Much like how she got her father, President-Elect Donald Trump, to propose parental leave and childcare policies, Ivanka hopes to use her platform to highlight man-made warming, according to Politico.

A source close to Trump’s eldest daughter told Politico she “wants to make climate change — which her father has called a hoax perpetuated by the Chinese — one of her signature issues,” adding that “Ivanka is in the early stages of exploring how to use her spotlight to speak out on the issue.”

“The issues she’s talking about are ones she’s always talked about,” a source told Politico.

“These are totally consistent with what she’s developed with her brand,” the source said. “She is playing a critical role in being able to have issues that moderate and liberal women care about — and creating a bridge to the other side.”

Politico only cites one source for this claim, and Ivanka Trump is reportedly not expected to leave Manhattan, though she’s “searching for a chief of staff and other hires to help shape her new role.”

It’s hard to say exactly how much sway Ivanka will hold in a Trump White House, especially since the president-elect’s key advisors and transition team heads tend to be skeptical of man-made global warming.

Trump may have a problem on his hands by making Ivanka his “climate czar” — aside from the obvious nepotism and conflict of interest concerns.

Climate Czar Ivanka could complicate his plans to roll back federal energy regulations, help coal miners, and stop jobs from being shipped overseas.

Possibly the starkest contrast between Trump and Hillary Clinton on the campaign trail was their stances on energy. Trump wanted more drilling and mining, while Clinton said her plan would put more miners out of work, scale back fracking and boost green energy.

Trump called global warming a “hoax” and Clinton embraced it as scientific gospel. Trump spent nearly his entire campaign railing against Obama administration global warming regulations, and Clinton vowed to defend such rules from congressional and legal attacks.

Now that Trump won, he’s supposedly moderated his stance on global warming a bit, but the president-elect still worries fighting the specter of global warming will make the U.S. less competitive.

“We’re not a competitive nation with other nations anymore,” Trump recently told The New York Times when asked about pulling out of the Paris agreement. “We have to make ourselves competitive.
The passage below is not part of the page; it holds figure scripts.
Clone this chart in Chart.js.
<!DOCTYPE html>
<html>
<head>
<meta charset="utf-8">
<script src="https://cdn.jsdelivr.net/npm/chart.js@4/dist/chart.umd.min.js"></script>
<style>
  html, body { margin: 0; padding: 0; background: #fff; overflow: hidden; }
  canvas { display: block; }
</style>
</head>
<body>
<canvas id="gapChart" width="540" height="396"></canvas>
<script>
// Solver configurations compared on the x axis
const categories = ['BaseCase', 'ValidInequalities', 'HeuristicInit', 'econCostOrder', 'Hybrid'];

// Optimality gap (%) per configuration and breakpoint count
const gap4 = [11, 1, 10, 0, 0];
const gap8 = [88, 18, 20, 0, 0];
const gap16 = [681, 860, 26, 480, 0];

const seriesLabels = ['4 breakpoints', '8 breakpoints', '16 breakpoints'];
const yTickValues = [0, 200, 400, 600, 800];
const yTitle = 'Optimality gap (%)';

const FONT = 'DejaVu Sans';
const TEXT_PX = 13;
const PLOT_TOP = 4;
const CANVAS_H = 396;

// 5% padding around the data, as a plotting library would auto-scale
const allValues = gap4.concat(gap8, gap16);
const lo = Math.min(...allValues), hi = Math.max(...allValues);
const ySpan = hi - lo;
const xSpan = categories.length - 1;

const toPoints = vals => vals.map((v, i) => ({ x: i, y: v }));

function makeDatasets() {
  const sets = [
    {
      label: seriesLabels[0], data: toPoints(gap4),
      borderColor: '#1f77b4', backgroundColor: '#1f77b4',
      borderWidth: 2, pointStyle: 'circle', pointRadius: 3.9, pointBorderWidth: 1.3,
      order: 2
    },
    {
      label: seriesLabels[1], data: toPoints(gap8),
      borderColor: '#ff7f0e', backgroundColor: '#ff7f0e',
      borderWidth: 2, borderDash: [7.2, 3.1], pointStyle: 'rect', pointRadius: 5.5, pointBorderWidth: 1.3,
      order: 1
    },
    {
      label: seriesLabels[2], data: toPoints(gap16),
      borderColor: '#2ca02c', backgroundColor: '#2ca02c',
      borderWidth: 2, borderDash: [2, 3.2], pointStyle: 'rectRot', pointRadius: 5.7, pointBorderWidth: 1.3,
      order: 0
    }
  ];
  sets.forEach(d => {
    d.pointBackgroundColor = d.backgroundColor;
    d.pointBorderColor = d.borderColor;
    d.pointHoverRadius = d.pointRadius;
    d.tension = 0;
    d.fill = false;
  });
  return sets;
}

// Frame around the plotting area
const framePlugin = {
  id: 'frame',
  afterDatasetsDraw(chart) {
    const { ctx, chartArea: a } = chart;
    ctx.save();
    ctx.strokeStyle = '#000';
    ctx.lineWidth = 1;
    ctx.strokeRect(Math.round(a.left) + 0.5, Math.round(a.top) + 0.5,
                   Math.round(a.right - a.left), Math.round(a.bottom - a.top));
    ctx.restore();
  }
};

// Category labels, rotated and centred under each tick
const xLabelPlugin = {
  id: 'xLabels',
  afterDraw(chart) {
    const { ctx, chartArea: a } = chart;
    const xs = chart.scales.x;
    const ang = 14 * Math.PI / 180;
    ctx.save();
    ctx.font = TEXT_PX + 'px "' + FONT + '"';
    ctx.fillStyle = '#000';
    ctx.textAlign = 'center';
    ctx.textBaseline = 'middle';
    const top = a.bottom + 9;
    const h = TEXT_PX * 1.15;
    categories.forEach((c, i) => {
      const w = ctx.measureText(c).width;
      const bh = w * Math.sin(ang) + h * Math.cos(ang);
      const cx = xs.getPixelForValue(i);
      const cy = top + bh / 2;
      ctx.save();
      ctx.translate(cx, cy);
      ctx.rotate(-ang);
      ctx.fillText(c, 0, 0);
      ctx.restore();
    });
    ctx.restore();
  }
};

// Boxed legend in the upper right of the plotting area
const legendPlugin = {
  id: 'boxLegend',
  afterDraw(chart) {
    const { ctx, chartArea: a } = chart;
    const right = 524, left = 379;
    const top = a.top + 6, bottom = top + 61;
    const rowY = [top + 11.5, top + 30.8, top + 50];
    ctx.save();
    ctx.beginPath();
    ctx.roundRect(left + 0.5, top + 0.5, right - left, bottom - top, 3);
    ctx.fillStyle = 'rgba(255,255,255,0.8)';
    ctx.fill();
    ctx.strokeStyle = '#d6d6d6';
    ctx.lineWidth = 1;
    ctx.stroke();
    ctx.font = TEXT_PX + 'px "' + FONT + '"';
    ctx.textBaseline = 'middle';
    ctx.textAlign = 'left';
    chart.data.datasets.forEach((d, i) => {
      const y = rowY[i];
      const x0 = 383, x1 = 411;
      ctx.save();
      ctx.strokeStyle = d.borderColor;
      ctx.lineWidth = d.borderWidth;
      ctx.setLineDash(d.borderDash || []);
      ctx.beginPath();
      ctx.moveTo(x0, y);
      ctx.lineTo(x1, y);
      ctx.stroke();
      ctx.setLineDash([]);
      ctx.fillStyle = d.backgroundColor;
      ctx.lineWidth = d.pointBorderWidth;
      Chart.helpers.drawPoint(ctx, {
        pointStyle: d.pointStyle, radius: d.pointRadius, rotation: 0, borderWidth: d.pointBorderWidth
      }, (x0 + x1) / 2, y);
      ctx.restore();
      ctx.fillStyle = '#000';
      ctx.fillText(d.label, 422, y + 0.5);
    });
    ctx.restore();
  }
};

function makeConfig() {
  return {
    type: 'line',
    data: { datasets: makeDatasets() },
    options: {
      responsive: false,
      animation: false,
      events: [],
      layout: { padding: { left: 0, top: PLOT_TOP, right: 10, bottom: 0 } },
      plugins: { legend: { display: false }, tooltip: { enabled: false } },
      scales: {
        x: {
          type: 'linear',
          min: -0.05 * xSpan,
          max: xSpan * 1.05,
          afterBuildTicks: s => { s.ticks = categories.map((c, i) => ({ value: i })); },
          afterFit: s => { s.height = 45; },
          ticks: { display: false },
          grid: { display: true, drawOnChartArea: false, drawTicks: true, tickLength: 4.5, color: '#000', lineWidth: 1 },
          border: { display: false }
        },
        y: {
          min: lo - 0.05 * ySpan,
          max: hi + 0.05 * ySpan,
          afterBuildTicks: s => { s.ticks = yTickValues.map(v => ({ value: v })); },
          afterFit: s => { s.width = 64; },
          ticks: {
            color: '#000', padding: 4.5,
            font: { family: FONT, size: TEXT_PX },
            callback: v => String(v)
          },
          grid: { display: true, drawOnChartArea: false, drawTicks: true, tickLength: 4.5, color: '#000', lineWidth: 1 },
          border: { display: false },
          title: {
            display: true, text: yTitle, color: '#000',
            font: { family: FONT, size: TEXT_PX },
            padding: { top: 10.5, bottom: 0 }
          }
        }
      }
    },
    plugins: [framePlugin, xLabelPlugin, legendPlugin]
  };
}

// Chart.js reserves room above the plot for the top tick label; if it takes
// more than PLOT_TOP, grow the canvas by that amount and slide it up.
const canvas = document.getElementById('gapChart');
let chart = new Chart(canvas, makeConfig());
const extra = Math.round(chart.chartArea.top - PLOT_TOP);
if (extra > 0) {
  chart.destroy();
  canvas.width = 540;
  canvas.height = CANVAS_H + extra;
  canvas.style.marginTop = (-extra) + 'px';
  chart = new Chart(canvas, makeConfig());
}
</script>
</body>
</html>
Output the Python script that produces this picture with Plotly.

We’re not competitive for a lot of reasons. That’s becoming more and more of the reason.”

How will he make the U.S. more competitive implementing climate policies China has no intention of implementing?

President Obama pledged to cut U.S. greenhouse gas emissions 26 to 28 percent by 2025 as part of the Paris deal. China made no pledge to cut emissions, instead promising to “peak” emissions by 2030.

China’s promises has been interpreted by critics as “we’ll keep doing business as usual, while you all take the economic hit.”

The signature regulation in Obama’s plan to meet the Paris agreement, the Clean Power Plan (CPP), is expected to cost $1 trillion over 25 years while reducing projected global warming just 0.02 degrees Celsius.

That’s on top of the already $1 trillion regulatory burden federal agencies have imposed on businesses since 2005, according to the American Action Forum. Is that competitive?

Globally, the Paris agreement is expected to cost $13.5 trillion over the next 15 years to implement all the promises made to cut fossil fuel use. Trump’s promised to increase coal, oil and gas production.

What’s China doing to fight global warming? Mining more coal to generate electricity.